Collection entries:
^^^^^^^^^^^^^^^^

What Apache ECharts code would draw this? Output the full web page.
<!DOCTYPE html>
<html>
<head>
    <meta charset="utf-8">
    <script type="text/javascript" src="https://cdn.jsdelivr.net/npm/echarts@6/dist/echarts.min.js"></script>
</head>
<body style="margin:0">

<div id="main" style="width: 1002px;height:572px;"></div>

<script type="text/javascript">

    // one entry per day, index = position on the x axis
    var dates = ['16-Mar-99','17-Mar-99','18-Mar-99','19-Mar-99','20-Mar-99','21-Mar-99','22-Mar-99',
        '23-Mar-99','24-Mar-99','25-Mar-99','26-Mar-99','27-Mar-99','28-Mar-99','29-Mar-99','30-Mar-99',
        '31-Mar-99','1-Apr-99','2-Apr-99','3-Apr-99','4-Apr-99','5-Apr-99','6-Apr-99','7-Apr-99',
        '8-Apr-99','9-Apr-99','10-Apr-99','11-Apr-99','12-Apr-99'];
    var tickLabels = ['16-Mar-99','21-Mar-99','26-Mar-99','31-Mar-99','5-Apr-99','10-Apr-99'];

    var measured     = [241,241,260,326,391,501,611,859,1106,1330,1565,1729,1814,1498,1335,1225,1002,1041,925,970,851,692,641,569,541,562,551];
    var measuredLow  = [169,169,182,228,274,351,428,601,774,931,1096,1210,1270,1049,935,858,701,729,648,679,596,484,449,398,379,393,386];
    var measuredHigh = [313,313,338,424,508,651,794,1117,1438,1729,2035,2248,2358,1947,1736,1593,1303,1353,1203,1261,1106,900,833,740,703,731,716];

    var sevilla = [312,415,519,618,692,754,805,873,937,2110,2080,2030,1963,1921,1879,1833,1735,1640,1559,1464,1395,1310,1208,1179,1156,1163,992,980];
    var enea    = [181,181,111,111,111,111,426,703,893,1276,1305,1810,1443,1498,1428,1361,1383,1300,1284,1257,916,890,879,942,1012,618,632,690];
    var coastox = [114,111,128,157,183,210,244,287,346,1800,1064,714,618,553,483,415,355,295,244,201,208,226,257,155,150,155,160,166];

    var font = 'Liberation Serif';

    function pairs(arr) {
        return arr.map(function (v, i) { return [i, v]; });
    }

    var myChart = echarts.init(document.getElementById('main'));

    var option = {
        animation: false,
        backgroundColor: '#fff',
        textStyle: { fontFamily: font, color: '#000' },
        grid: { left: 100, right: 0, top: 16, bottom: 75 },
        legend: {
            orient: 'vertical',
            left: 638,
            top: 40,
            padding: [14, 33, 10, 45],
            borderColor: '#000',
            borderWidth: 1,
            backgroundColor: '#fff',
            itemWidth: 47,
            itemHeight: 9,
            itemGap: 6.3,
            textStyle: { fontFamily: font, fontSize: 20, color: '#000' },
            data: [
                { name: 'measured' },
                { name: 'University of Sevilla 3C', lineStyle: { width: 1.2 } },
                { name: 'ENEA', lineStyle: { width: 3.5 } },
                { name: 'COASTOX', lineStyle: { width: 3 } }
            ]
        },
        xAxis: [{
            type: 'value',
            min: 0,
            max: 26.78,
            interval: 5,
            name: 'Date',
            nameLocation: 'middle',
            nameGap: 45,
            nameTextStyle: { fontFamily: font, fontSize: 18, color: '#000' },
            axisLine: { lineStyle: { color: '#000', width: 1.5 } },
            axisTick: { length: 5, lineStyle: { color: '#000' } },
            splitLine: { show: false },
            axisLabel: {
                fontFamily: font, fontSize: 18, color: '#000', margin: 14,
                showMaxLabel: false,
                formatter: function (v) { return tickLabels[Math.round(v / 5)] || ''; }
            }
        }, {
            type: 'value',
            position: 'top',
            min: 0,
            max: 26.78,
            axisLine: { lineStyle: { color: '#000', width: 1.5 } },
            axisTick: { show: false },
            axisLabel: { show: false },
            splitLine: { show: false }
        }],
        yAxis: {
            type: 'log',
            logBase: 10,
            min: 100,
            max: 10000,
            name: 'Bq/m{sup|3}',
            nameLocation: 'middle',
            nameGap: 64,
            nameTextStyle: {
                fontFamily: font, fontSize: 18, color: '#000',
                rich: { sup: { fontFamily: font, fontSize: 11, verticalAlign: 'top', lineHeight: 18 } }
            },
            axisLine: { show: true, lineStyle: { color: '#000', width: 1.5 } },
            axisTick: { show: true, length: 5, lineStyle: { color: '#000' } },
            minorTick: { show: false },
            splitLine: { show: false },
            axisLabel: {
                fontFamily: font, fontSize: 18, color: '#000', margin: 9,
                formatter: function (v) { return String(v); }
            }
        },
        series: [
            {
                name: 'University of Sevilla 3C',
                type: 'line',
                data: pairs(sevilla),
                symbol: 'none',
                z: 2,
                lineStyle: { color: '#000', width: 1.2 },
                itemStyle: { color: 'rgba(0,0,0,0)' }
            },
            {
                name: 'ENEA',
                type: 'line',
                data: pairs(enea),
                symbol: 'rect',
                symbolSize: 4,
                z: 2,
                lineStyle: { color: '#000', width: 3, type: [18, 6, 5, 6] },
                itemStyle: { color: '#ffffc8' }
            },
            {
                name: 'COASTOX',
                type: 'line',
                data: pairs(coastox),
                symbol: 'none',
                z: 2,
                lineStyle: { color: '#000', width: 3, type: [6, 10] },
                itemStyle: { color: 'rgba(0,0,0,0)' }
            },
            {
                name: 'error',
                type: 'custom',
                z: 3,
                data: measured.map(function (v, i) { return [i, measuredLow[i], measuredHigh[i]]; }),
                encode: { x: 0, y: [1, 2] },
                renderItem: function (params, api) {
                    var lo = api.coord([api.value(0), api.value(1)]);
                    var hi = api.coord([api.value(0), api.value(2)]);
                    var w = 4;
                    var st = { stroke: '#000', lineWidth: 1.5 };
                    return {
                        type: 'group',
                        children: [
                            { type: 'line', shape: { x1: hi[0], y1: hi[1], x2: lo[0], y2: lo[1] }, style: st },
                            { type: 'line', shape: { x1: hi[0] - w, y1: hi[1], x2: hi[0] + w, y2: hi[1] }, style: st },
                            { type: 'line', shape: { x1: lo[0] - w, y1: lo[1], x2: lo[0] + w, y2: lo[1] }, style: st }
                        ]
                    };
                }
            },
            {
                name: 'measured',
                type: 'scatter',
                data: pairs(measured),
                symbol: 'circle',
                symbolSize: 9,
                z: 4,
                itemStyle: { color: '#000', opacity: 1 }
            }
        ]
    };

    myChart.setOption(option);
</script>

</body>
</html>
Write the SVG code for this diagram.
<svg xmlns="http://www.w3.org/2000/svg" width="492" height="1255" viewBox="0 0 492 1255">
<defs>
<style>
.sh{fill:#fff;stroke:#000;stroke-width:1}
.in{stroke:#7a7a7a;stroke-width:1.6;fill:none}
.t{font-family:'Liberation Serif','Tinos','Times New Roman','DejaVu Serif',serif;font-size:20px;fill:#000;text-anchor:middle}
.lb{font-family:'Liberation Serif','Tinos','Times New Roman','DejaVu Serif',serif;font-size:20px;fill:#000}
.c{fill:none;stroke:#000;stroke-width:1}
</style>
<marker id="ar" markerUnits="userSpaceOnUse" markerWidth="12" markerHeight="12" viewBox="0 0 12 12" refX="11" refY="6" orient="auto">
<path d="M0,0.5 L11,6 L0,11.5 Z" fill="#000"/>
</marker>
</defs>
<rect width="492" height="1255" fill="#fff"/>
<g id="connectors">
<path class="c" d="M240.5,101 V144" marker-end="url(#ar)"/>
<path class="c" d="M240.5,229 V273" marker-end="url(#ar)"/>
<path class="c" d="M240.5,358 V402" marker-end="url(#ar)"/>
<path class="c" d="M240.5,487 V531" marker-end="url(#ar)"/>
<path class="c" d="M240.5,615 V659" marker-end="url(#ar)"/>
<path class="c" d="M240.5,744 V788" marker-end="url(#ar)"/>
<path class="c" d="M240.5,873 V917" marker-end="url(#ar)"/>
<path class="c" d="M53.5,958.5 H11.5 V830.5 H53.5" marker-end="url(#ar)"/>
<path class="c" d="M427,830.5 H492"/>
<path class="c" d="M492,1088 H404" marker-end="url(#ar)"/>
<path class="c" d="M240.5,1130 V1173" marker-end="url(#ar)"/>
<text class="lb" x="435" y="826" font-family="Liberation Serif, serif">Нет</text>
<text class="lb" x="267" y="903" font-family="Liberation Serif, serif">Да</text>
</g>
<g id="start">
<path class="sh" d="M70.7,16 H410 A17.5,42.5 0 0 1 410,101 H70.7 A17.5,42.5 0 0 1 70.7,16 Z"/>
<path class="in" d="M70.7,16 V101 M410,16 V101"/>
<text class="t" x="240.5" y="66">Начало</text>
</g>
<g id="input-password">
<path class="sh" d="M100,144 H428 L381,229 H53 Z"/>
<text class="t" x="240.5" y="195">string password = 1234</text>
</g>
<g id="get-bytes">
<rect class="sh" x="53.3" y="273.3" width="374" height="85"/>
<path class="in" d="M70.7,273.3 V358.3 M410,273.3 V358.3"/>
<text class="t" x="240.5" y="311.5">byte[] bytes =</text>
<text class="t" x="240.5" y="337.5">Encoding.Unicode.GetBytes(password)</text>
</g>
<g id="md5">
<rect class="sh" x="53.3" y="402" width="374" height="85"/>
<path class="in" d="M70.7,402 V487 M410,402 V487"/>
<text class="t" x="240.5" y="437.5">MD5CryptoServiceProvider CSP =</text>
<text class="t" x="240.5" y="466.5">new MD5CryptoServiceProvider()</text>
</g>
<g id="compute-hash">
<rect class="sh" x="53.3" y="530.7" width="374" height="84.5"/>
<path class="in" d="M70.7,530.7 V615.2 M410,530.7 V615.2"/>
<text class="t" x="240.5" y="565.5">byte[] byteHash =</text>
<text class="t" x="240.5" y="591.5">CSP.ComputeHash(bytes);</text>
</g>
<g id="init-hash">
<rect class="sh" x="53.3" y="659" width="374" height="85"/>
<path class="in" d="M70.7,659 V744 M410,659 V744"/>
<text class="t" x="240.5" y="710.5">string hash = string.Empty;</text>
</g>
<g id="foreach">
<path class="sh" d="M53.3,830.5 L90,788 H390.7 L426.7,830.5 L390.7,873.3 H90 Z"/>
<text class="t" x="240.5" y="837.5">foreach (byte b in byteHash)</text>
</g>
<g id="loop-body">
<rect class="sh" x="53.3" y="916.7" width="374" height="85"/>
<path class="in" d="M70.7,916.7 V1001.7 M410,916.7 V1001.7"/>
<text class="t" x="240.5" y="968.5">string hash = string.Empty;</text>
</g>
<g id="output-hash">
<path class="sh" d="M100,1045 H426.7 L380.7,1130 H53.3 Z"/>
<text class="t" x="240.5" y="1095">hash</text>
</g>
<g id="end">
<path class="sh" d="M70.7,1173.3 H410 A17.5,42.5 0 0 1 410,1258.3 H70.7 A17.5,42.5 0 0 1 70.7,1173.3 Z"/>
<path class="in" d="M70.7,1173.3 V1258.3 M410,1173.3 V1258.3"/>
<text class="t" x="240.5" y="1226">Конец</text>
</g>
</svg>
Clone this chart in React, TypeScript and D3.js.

^^^^^^^^^^^^^^^^

§ **Instructions for the task**:
What is the number of lines in the listing that contain the string "this"? Reply with that number alone.

§ **Completed task**:
3